Task details: Exactly and only the lines from the one containing "Generate a Python" through the one containing "from matplotlib.ticker import" are to be repeated, both ends included.

Entries shown:
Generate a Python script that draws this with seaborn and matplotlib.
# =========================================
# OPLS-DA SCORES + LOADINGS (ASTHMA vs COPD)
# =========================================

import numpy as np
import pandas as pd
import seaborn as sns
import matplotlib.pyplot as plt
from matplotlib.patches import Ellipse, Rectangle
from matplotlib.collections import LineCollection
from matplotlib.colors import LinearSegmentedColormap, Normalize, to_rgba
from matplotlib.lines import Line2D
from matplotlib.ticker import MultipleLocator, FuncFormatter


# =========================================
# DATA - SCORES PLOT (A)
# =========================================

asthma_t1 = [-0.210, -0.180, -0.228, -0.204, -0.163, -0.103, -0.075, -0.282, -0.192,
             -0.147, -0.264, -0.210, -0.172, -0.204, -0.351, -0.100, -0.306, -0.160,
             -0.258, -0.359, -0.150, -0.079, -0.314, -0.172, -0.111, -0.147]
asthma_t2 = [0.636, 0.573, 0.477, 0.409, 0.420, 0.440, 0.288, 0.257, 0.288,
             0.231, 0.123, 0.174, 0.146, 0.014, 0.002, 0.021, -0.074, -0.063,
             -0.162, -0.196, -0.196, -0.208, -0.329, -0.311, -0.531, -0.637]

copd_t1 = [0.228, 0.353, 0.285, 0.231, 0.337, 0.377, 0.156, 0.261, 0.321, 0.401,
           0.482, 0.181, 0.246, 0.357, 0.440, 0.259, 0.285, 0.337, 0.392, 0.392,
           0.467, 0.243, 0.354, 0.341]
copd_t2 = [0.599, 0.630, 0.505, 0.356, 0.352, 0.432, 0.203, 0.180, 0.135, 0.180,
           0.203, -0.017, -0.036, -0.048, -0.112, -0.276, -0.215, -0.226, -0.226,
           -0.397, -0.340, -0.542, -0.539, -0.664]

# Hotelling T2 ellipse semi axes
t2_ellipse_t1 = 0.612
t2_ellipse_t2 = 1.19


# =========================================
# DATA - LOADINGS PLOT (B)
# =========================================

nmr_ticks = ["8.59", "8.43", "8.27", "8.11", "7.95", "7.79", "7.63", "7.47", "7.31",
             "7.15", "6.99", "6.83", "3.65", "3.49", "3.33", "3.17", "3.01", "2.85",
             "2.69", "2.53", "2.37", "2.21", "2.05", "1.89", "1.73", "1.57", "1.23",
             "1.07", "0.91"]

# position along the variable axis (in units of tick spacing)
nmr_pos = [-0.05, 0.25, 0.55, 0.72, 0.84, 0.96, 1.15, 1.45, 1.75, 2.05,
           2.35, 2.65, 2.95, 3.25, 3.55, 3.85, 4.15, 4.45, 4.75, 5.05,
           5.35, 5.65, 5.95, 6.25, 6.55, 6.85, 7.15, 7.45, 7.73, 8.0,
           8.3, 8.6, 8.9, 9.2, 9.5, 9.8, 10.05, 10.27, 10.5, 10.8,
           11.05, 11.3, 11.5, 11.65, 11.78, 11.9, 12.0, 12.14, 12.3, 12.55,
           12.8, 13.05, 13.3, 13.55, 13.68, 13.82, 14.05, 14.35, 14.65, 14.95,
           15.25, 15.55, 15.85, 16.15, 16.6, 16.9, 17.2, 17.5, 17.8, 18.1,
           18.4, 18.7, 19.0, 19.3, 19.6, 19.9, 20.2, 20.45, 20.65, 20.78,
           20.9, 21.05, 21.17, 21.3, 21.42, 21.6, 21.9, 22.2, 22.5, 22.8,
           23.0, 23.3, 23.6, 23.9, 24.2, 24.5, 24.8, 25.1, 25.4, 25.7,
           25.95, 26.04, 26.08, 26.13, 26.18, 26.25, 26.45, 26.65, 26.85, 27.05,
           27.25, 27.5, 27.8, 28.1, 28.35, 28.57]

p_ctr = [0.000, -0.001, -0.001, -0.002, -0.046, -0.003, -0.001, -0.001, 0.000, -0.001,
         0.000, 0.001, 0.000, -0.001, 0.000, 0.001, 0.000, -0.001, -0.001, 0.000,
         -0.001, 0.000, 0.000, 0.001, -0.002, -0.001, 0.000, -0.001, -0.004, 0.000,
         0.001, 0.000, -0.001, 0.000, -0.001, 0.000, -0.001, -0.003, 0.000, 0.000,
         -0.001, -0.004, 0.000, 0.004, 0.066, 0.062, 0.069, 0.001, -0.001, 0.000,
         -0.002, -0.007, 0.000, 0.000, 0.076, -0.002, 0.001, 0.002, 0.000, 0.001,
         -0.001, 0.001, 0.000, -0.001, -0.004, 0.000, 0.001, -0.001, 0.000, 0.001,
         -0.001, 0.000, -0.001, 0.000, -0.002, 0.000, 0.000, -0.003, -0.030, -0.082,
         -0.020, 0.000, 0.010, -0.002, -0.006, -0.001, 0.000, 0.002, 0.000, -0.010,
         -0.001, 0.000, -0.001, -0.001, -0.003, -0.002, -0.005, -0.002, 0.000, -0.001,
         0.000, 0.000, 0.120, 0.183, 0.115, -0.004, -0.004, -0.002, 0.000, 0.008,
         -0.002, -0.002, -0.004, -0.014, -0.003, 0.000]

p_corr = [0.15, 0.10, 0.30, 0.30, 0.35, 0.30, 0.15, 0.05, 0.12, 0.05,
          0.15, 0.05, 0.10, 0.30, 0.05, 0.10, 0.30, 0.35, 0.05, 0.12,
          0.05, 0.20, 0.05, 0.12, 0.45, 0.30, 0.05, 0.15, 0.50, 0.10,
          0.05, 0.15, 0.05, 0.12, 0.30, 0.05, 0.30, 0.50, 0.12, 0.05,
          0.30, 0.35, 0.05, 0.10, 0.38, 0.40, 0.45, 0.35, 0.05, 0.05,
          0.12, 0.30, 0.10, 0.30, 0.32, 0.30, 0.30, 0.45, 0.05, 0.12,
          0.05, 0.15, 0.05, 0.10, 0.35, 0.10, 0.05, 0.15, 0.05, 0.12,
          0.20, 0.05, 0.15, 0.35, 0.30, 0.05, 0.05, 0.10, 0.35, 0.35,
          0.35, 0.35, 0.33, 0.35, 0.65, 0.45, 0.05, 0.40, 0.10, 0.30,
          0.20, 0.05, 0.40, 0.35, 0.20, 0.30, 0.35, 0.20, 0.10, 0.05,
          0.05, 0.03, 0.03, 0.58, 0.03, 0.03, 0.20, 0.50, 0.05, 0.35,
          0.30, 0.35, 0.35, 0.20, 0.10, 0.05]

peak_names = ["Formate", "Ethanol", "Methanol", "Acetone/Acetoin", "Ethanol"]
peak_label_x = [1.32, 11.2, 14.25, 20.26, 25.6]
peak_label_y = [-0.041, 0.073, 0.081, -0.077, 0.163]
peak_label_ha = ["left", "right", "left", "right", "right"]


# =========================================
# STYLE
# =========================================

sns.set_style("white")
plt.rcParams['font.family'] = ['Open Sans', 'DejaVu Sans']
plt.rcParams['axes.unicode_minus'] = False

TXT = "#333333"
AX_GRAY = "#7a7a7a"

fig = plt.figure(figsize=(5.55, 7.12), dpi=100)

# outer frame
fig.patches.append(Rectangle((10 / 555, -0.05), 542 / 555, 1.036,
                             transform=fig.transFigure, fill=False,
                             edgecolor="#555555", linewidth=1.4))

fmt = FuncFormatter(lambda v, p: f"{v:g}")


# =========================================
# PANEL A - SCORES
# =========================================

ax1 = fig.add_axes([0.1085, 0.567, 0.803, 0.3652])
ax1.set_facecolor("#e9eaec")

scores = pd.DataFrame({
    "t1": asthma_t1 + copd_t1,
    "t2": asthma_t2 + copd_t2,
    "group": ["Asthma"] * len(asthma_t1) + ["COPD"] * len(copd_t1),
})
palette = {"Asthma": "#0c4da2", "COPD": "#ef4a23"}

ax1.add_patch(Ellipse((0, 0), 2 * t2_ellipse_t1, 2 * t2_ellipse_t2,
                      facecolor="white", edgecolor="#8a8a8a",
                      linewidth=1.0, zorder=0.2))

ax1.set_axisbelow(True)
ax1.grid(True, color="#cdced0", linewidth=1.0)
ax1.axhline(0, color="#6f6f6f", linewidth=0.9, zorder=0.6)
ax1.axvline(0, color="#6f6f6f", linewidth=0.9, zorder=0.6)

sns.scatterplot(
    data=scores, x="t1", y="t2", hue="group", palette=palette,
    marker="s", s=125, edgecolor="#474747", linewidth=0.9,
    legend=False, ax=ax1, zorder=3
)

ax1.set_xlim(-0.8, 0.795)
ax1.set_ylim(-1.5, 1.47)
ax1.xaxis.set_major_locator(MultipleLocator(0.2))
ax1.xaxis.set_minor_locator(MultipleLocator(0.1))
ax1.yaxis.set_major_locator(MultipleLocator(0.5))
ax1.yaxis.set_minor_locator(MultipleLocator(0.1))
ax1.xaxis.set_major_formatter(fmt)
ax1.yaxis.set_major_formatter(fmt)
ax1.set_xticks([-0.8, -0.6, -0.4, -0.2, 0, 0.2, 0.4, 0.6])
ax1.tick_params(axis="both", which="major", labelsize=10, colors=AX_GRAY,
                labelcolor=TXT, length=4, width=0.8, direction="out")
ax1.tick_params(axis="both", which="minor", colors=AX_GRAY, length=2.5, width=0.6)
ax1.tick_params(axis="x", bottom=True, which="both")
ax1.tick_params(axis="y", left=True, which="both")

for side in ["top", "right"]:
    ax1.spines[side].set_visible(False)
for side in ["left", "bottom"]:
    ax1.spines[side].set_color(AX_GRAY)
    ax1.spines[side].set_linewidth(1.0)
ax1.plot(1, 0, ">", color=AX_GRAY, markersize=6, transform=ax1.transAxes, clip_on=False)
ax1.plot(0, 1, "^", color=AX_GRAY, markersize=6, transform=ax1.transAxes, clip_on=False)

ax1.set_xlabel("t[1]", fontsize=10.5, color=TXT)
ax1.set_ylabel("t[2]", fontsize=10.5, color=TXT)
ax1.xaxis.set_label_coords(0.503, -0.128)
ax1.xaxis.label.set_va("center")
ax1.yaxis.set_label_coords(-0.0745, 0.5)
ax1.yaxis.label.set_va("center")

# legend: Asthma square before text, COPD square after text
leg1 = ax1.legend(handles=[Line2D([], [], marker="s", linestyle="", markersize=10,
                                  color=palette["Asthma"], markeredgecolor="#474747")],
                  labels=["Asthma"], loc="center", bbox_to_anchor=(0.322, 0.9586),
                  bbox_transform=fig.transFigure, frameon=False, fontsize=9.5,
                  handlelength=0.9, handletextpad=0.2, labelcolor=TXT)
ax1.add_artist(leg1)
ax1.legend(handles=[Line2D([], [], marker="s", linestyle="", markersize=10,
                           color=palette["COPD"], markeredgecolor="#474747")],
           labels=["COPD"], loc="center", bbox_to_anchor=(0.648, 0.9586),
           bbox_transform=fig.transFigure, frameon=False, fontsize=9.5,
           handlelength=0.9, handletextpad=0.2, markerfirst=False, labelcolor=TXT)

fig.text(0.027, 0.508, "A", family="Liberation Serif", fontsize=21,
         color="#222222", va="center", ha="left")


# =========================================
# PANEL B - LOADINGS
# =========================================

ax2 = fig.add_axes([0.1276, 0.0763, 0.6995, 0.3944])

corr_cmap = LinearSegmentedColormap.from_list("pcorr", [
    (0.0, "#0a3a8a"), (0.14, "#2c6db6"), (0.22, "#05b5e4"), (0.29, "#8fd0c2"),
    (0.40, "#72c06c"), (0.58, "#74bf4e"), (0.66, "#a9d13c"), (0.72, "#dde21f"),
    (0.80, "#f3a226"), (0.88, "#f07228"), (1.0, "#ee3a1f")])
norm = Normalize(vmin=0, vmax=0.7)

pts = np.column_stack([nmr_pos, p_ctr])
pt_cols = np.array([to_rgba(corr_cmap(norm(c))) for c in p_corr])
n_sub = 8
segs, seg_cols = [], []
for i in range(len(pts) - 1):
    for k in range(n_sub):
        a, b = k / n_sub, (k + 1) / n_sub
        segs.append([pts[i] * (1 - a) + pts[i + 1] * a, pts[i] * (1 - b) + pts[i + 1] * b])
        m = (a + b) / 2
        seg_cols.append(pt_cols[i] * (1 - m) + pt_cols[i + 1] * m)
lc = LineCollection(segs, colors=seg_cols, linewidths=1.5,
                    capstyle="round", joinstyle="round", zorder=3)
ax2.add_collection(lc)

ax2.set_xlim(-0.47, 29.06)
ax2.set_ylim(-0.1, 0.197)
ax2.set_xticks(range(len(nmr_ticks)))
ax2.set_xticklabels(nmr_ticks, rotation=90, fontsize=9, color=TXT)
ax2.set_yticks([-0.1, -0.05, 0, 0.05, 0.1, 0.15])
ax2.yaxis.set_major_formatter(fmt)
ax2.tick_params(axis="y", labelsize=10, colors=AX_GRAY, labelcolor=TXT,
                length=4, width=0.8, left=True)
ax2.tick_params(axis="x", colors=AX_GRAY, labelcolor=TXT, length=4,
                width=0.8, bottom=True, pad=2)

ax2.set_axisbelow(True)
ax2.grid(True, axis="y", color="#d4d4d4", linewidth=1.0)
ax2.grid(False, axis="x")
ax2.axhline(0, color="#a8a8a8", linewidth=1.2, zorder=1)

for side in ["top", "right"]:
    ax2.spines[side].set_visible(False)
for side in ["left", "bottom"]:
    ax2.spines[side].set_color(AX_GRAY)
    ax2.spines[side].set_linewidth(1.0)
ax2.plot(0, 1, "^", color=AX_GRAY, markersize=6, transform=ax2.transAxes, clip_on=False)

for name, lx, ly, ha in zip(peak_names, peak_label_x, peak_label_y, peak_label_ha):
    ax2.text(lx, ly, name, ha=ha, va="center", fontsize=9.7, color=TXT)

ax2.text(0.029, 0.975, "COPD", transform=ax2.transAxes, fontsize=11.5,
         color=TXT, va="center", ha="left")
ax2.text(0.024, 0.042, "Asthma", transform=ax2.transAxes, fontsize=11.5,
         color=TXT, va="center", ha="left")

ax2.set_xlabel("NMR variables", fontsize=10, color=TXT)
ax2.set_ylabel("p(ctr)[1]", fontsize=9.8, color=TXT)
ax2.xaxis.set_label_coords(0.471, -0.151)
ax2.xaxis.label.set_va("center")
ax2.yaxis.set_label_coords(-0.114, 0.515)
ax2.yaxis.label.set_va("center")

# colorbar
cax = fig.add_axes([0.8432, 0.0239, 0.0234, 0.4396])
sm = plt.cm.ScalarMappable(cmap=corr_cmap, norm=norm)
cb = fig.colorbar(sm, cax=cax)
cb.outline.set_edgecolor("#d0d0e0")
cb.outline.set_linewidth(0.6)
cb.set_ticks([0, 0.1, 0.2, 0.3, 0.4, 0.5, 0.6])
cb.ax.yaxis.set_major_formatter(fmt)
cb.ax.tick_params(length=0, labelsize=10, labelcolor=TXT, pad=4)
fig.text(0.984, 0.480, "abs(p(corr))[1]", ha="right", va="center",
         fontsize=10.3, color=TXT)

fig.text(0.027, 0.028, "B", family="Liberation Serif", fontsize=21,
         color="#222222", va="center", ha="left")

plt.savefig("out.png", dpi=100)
* * *
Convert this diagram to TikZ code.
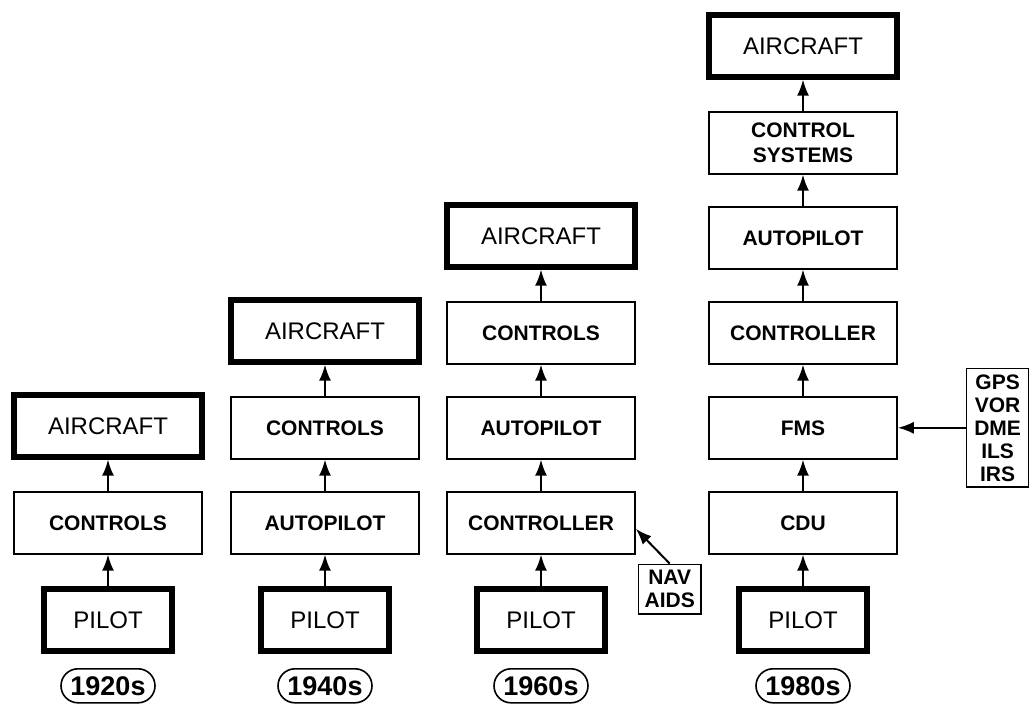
...
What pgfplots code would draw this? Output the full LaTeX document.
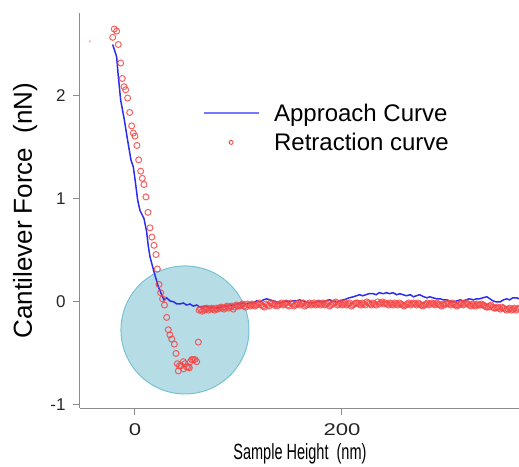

Full solution:
Generate a Python script that draws this with seaborn and matplotlib.
# =========================================
# OPLS-DA SCORES + LOADINGS (ASTHMA vs COPD)
# =========================================

import numpy as np
import pandas as pd
import seaborn as sns
import matplotlib.pyplot as plt
from matplotlib.patches import Ellipse, Rectangle
from matplotlib.collections import LineCollection
from matplotlib.colors import LinearSegmentedColormap, Normalize, to_rgba
from matplotlib.lines import Line2D
from matplotlib.ticker import MultipleLocator, FuncFormatter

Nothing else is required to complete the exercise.